Retrieving the images (and naming them)

In most student organizations that I have been a part of, members would usually submit their photos using Google Forms. The data can then be accessed using Google Sheets, which looks something like:

Name Title Photo
Béla Bartók Composer link to photo stored in Google Drive
Ada Lovelace Mathematician link to photo stored in Google Drive

From here, I can usually just import the sheet as a .csv file and write some quick scripts, such as the Ruby script below, to use:

require "csv"

CSV.read("members.csv").each do |row|
  name, title, photo_url = row

  # The links in Google Sheets are links to Google Drive containing the images.
  # We need to substitute some part of the links such that they become links to
  # the actual picture.
  downloadable_url = photo_url.gsub("/open?", "/uc?export=download&")

  # Use curl to download all the photos.
  # All photos are named `firstname_lastname`
  `curl -L '#{downloadable_url}' > #{name.downcase.gsub(" ", "_")}`
end

Sidenote: If you are using frameworks such as Jekyll or Hugo, which allows you to generate pages by writing .yaml files, you can add some prints to the script to output the .yaml file content you need too.

Batch processing the images

Having retrieved the images, we can now start processing them. There are many tools available for processing images, but I usually use Mogrify.

I stick with using CLI-based tools for batch processing images as it’s easier to use in a script. While there are websites and GUI-based applications that do the same job, I found that they usually:

  • require more manual interactions.
  • are locked behind paywalls / have usage limits.
  • have a tendency to rename the output images.

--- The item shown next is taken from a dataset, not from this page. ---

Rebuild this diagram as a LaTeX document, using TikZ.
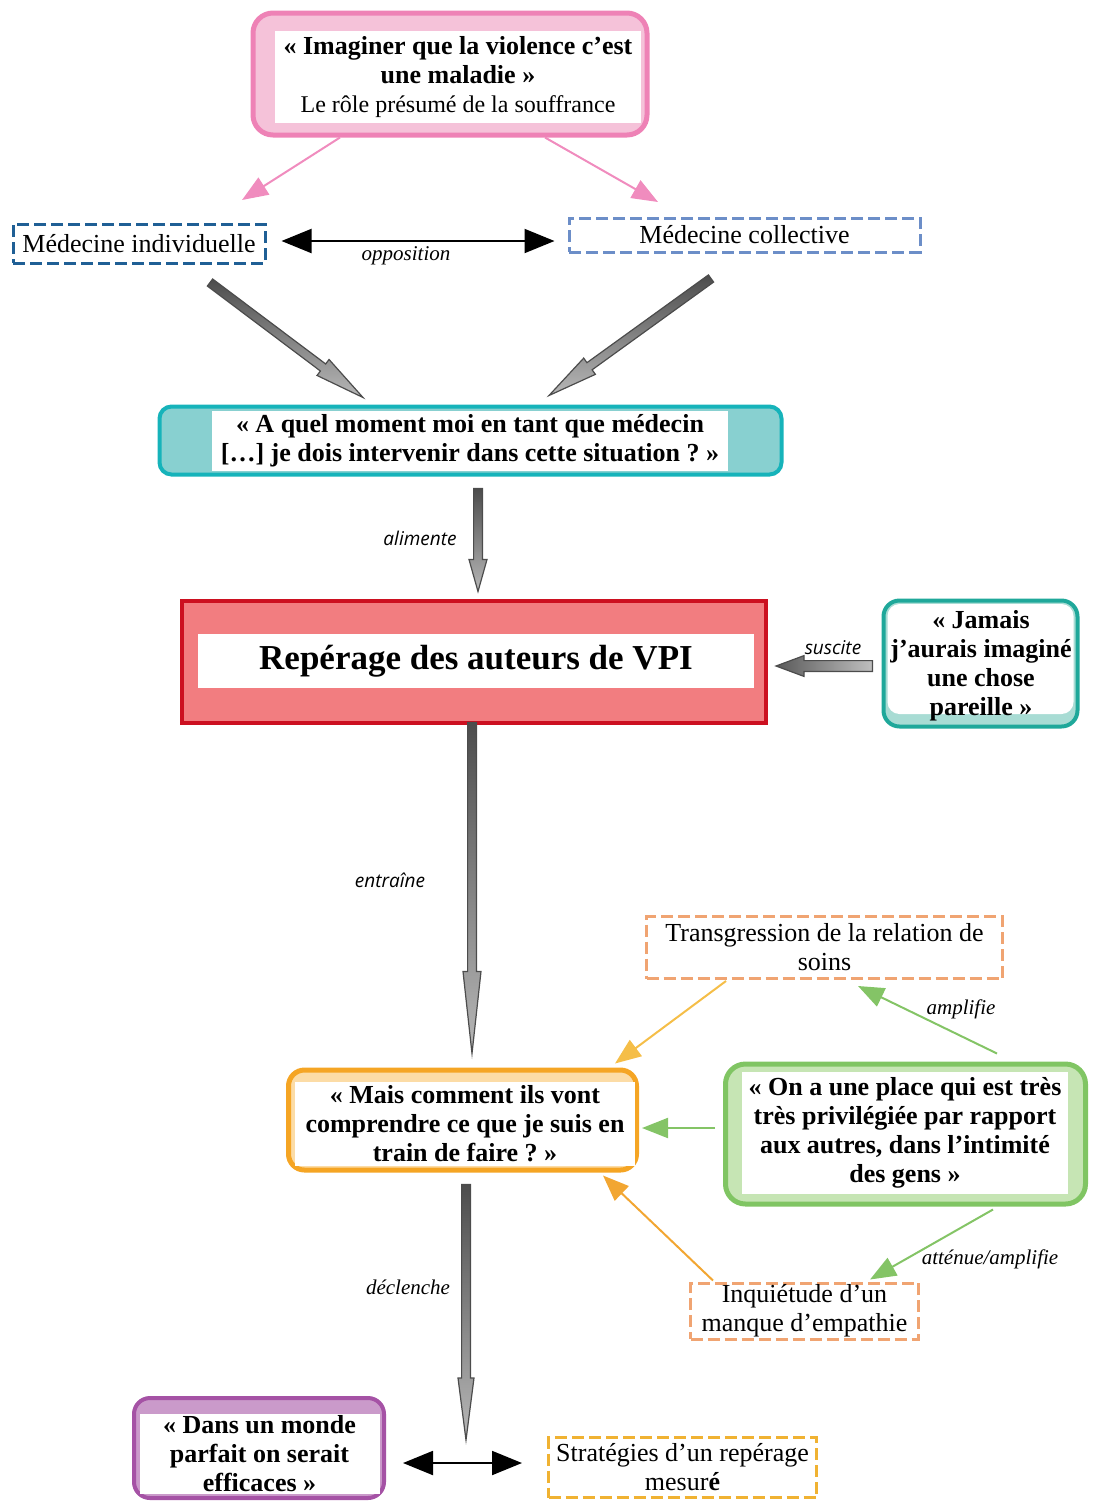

Below are some examples of using mogrify:

Standardizing the format

To standardize the image format, simply run:

mogrify -format webp *

Standardizing the aspect ratio

If the photo you have are of different aspect ratios, you can crop it using:

mogrify -gravity Center -crop 500x750+0+0 *

Resizing images

If you want to change the size of the photos while keeping the same aspect ratio, you can use resize:

mogrify -gravity Center -resize 500x750 *

Optimizing space usage of images

If you are going to be displaying the images in small size, lowering the quality of the image can save you some spaces without noticeable differences:

mogrify -quality 80 *

Real-life usage

Once you get used to the flags, your mogrify usage might look closer to this:

mogrify -auto-orient \
    -strip \
    -geometry 600x800^ \
    -crop 600x800+0+0 \
    -gravity Center \
    -gaussian-blur 0.05 \
    -quality 85 \
    -format webp *

Now, this is quite a jump from the previous examples, so let’s unpack this:

  • -auto-orient fixes the orientation of the photo. For example, when you take a picture on your phone with your screen rotated, it would typically write the image directly to your storage with the orientation information added as a metadata. This allows the write to complete quicker since the phone does not have to rotate the image prior to writing it. However, this might also cause mogrify and other software to behave unexpectedly if not handled properly (e.g. pictures are cropped into 3:4 ratio when you want 4:3).
  • -strip removes all metadata from your pictures. This is useful for privacy reasons and removing pesky metadata such as the image orientation.
  • -geometry 600x800^, -crop 600x800+0+0, and -gravity Center are used together so all our pictures are cropped at the center with 600x800 size. Unfortunately, explaining why these flags combinations produce such an effect is a rabbit hole that probably deserves its own post, so we will skip further explanations for now.
  • -gaussian-blur 0.05 and -quality 85 are used together so we can lower the space requirement of our pictures while making the quality differences as subtle as possible. -format webp also helps with this due to it being a more optimized format compared to .jpg or .png.

Putting it all together

With all these components, we can put together a script to populate or update a website’s images in batches. For even less toil, we can even include the script in a CICD pipeline—although this would need more robust scripts than the hacky one shown above to handle edge cases. For example, curl might fail, images might be really non-standard, and calling binaries like curl or mogrify might allow arbitrary code execution to happen.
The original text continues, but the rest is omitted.